53 F.2d 453 | 10th Cir. | 1931
Counsel for plaintiffs contend, in a petition for rehearing, that section 40-330, Kansas Rev. St. 1923, was copied from section 6142, Missouri Rev. St. 3919, and that in our former opinion we erred in not following- the construction placed on such statutes by the Missouri and Kansas decisions.
The provisions of the two statutes are substantially the same. We assume therefore that the Kansas statute was taken from Missouri, and that the Kansas legislature, when it passed section 40-330, supra, adopted along with the Missouri statute the judicial construction which had then been placed upon it.

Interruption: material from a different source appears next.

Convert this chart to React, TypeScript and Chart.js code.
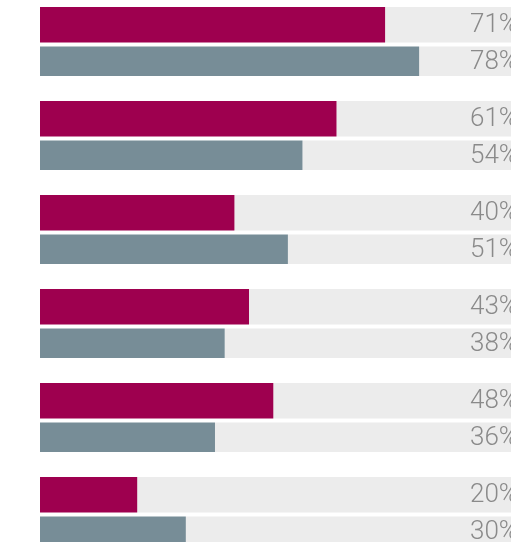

The Supreme Court of the United States, in Northwestern Nat. life Ins. Co. v. Riggs, 203 U. S. 243, 27 S. Ct. 126, 128, 51 L. Ed. 168, 7 Ann. Cas. 1104, decided December 3, 1906, after reviewing the decisions of the highest court of Missouri interpreting section 6142, supra, said:
“We take it, then, that the statute, if enforced, cuts off any defense by a life insurance company, based upon false and fraudulent statements in the application, unless the matter misrepresented actually contributed to the death of the insured.”
The question as to whether a condition precedent was within the provisions of the statute was not considered or decided. The Missouri eases, decided before the enactment of the Kansas statute in 1907, held that innocent misrepresentations, fraudulent misrepresentations and warranties were within tho terms of the statute; but did not pass upon the question of whether the word “misrepresentations” included condition precedent. Schuermann v. Insurance Co., 165 Mo. 641, 65 S. W. 723; Kern v. Supreme Council
In Salts v. Prudential Ins. Co., 140 Mo. App. 142, 120 S. W. 714, 717, decided June 8, 1909, the St. Louis Court of Appeals said:
“ ‘A condition precedent calls for the performance of some act or the happening of some event, after the terms of the contract have been agreed upon, before the contract shall take effect; that is, the contract is made in form, but does not become operative as a contract until some future act is performed or some subsequent event occurs.’ 4 Ency. Law, p. 627; Redman v. Ins. Co., 49 Wis. 439, 4 N. W. 591, 595. This is the technical definition, but in truth the terms ‘warranty’ and ‘condition precedent’ are used interchangeably in insurance law.”
This is the first case in Missouri dealing squarely with this question. It was decided subsequently to the passage of the Kansas statute and hence is not controlling here.
In Becker v. Kansas Casualty & Surety Co., 105 Kan. 99,181 P. 549, cited by counsel for plaintiffs, the court held that untrue answers to questions in the application for insurance concerning the physical condition of the insured were within the misrepresentation statute, but a condition precedent was not involved.
There is a manifest distinction between a condition precedent and a warranty. While a warranty is similar to a condition precedent in the respect that it must be true to avoid a defense on the ground of its breach, it lacks an essential element of a condition precedent in that it contains no stipulation that an event shall happen or an act be done after-the'contract is made and before obligation shall arise thereunder. A condition precedent in an insurance contract is a condition without performance of which the contract, though in form executed by the parties and- delivered, does not spring into life to the extent that a coverage liability attaches; whereas a warranty does not suspend or defeat the operation of the contract, but a breach affords either the remedy provided in the contract or that furnished by the law. Redman v. Ætna Ins. Co., 49 Wis. 431, 4 N. W. 591; Everson v. General F. & L. Assur. Corp., 202 Mass. 169, 88 N. E. 658; Banco De Sonora v. Bankers’ Mutual Casualty Co. (Iowa) 95 N. W. 232; Cooley’s Briefs on Insurance (2d Ed.), vol. 3, p. 1893.
The Kansas statute by its express terms is limited to “misrepresentations made in obtaining or securing a policy” or contract of insurance. (Italics ours.) It does not include events which must occur or acts which must be done in the future before liability shall arise under such a contract already made. Misrepresentations or warranties may be made to secure a contract. Not so with conditions precedent. They are agreed to, not made, and either occur or are performed to breathe life into a contract or cause obligation to arise thereunder. The phrase, “made in obtaining or securing a policy”, is appropriate when used with misrepresentations or warranties, but not when used with conditions precedent.
For these reasons we are of the opinion that the statute does not embrace conditions precedent, and we adhere to our former opinion.